Well, this was during the dot-com era. At that time, the internet was THE thing. So, me and a friend came up with an internet business idea. We wrote the business plan and raised venture money. I got my law degree, and was working for my start-up the next morning, full time. People I knew were making MILLIONS of dollars. It was a very real thing to me. It was like the gold rush.
What happened with your company?
The company had a full life. We raised a few million dollars, had 40 full time employees, and an office in downtown Chicago.

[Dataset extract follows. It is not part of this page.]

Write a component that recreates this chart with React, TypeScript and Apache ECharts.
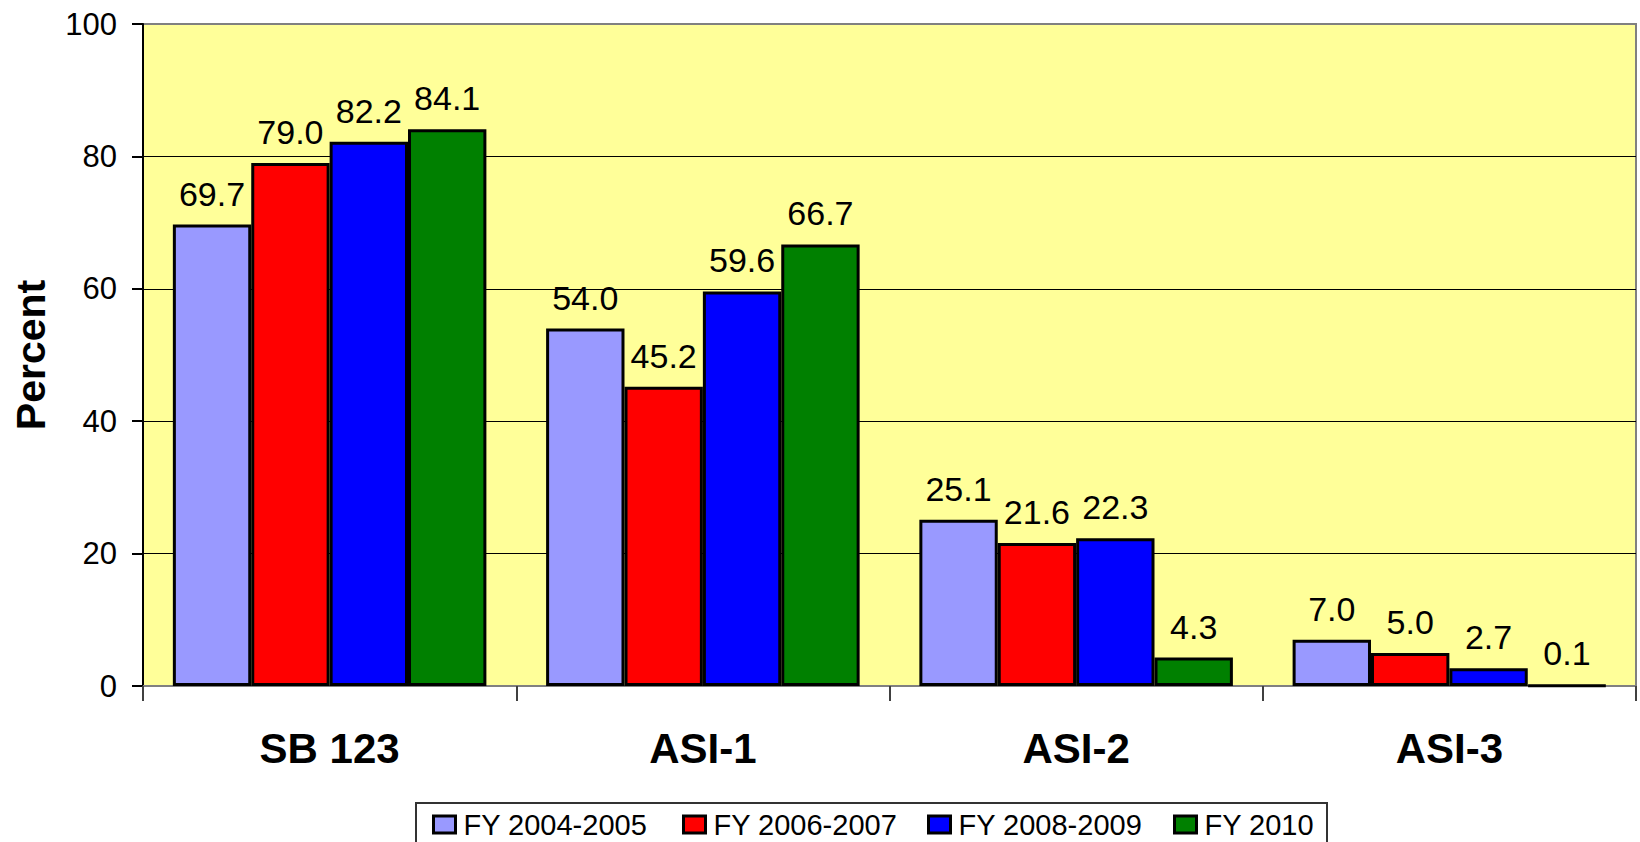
import React, { useEffect, useRef } from "react";
import * as echarts from "echarts";

const categories = ["SB 123", "ASI-1", "ASI-2", "ASI-3"];
const seriesNames = ["FY 2004-2005", "FY 2006-2007", "FY 2008-2009", "FY 2010"];
const fy0405 = [69.7, 54.0, 25.1, 7.0];
const fy0607 = [79.0, 45.2, 21.6, 5.0];
const fy0809 = [82.2, 59.6, 22.3, 2.7];
const fy2010 = [84.1, 66.7, 4.3, 0.1];
const seriesValues = [fy0405, fy0607, fy0809, fy2010];
const seriesColors = ["#9999FF", "#FF0000", "#0000FF", "#008000"];
const yTicks = [0, 20, 40, 60, 80, 100];

const FONT = "'Liberation Sans', Arial, sans-serif";

export default function App() {
  const ref = useRef<HTMLDivElement>(null);
  useEffect(() => {
    if (!ref.current) return;
    const chart = echarts.init(ref.current, undefined, { renderer: "svg" });
    const legendLefts = [432, 682, 927, 1173];
    const option: any = {
      animation: false,
      backgroundColor: "#ffffff",
      textStyle: { fontFamily: FONT },
      grid: {
        left: 143,
        right: 4,
        top: 24,
        bottom: 156,
        containLabel: false,
        outerBoundsMode: "none",
        show: true,
        backgroundColor: "#FFFF99",
        borderColor: "#808080",
        borderWidth: 2,
      },
      graphic: [
        {
          type: "rect",
          shape: { x: 416, y: 803, width: 911, height: 60 },
          style: { fill: "#ffffff", stroke: "#333333", lineWidth: 2 },
          z: 0,
        },
      ],
      legend: seriesNames.map((n, i) => ({
        data: [n],
        left: legendLefts[i],
        top: 810,
        padding: 0,
        itemWidth: 22,
        itemHeight: 17,
        icon: "rect",
        itemStyle: { borderColor: "#000", borderWidth: 3 },
        textStyle: {
          fontFamily: FONT,
          fontSize: 29,
          color: "#000",
          padding: [0, 0, 0, 3],
        },
        selectedMode: false,
        z: 5,
      })),
      xAxis: {
        type: "category",
        data: categories,
        axisLine: { show: true, lineStyle: { color: "#808080", width: 2 } },
        axisTick: {
          show: true,
          alignWithLabel: false,
          length: 15,
          lineStyle: { color: "#404040", width: 2 },
        },
        axisLabel: {
          fontFamily: FONT,
          fontSize: 42,
          fontWeight: "bold",
          color: "#000",
          margin: 41,
        },
        splitLine: { show: false },
      },
      yAxis: {
        type: "value",
        min: yTicks[0],
        max: yTicks[yTicks.length - 1],
        interval: 20,
        name: "Percent",
        nameLocation: "middle",
        nameRotate: 90,
        nameGap: 92,
        nameMoveOverlap: false,
        nameTextStyle: {
          fontFamily: FONT,
          fontSize: 41,
          fontWeight: "bold",
          color: "#000",
        },
        axisLine: { show: true, lineStyle: { color: "#000", width: 2 } },
        axisTick: {
          show: true,
          inside: false,
          length: 11,
          lineStyle: { color: "#000", width: 2 },
        },
        axisLabel: {
          fontFamily: FONT,
          fontSize: 31,
          color: "#000",
          margin: 26,
        },
        splitLine: {
          show: true,
          lineStyle: {
            color: ["#000", "#000", "#000", "#000", "#000", "#808080"],
            width: 1,
          },
        },
      },
      series: seriesNames.map((n, i) => ({
        type: "bar",
        name: n,
        data: seriesValues[i],
        barGap: "0%",
        barCategoryGap: "16%",
        itemStyle: {
          color: seriesColors[i],
          borderColor: "#000",
          borderWidth: 3,
        },
        label: {
          show: true,
          position: "top",
          distance: 14,
          fontFamily: FONT,
          fontSize: 34,
          color: "#000",
          formatter: (p: any) => Number(p.value).toFixed(1),
        },
        z: 3,
      })),
    };
    chart.setOption(option);
    return () => chart.dispose();
  }, []);
  return (
    <div
      ref={ref}
      style={{ position: "fixed", left: 0, top: 0, width: 1640, height: 842 }}
    />
  );
}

Business was great, and a couple years later we got a meeting with big shot CEO, Jim Fisher. He was responsible for like, 57,000 employees worldwide. Somehow someway, we got the chance to pitch this guy to invest in our company. He not only liked our idea, but he wanted to be CEO of our company! It was in the Wall Street Journal.
That’s amazing. How long did that last?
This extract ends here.